Para que fazer NAT, se só uma RB tem IP valido?
Esta RB 1100 que esta o DUDE é que recebe o LINK?
Aqui minha rede é toda Roteada e só tenho NAT na RB de Borda, as outras não possui NAT, uso roteamento por OSPF.

----------


## flacknet

Minha rede como esta fazendo redundância de rotas.

----------


## rogeriodj

> Minha rede como esta fazendo redundância de rotas.


So se vc esta roteando errado... Pois vc deve mascarar os ips dos clientes. Mais mesmo mascarando tudo, se estiver roteando corretamente tem de funcionar. Lembrando q em cada torre, tem de usar faixas de ips diferentes, se usar faixas iguais ai ja era não funciona mesmo...

----------


## flacknet

> So se vc esta roteando errado... Pois vc deve mascarar os ips dos clientes. Mais mesmo mascarando tudo, se estiver roteando corretamente tem de funcionar. Lembrando q em cada torre, tem de usar faixas de ips diferentes, se usar faixas iguais ai ja era não funciona mesmo...
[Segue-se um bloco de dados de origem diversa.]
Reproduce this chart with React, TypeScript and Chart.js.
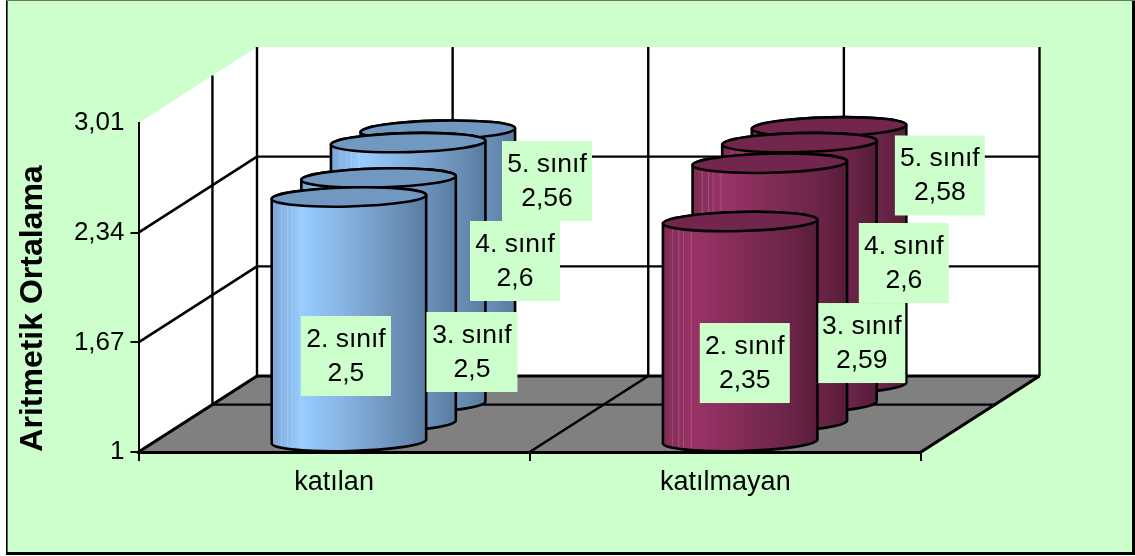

O meu funciona perfeitamente, so tenho NAt na RB de Borda.
Eu sei que cada Rb da Torre, tem que ter faixa diferente, isto é o básico.
E quem esta reclamando que não funciona, não sou eu e sim a pessoa que abriu o tópico, somente mostrei que funciona

----------


## rogeriodj

> O meu funciona perfeitamente, so tenho NAt na RB de Borda.
> Eu sei que cada Rb da Torre, tem que ter faixa diferente, isto é o básico.
> E quem esta reclamando que não funciona, não sou eu e sim a pessoa que abriu o tópico, somente mostrei que funciona


Perdão amigo, não prestei atenção quando mensionei... Me desculpa ai!!

----------


## thedarknex

pessoal infelizmente nao tenho como retirar as ranges de ips nessa altura do campeonato, todas as rbs de borda estão com as mesmas ranges de ips. agora que estou organizando a minha rede, estou fazendo o mascaramento pela interface do link em todas as rbs, não tenho nenhum roteamento tipo osfp ou vlan.

----------


## thedarknex

> Para que fazer NAT, se só uma RB tem IP valido?
> Esta RB 1100 que esta o DUDE é que recebe o LINK?
> Aqui minha rede é toda Roteada e só tenho NAT na RB de Borda, as outras não possui NAT, uso roteamento por OSPF.



sim esta rb 1100 esta o dude e recebe o link , como ficaria as rbs de borda sem nat, ja tentei mas nao funciona a internet.

----------


## suportegenetwork

Bom Dia

No caso voce esta usando Hotspot correto. Aqui na nossa rede tambem uso hotspot com dude. No meu caso eu tive que cadastrar todos os ip's dos equipamentos que gostaria de gerenciar pelo DUDE no IP BINDINGS.

CAMINHO: IP/HOTSPOT/IP BINDINGS

+ 
Address - ip do equipamento
Server: All ( para passar em todos os servidores )
Type: bypassed

Espero ter ajudado.

Att

Joao

----------


## thedarknex

boa tarde pessoal ja consegui resolver com net map 1:1.
criei um ip na interface de saída do dude e outro na mesma range na interface in da rb 450, fazendo net map.
obrigado a todos.

----------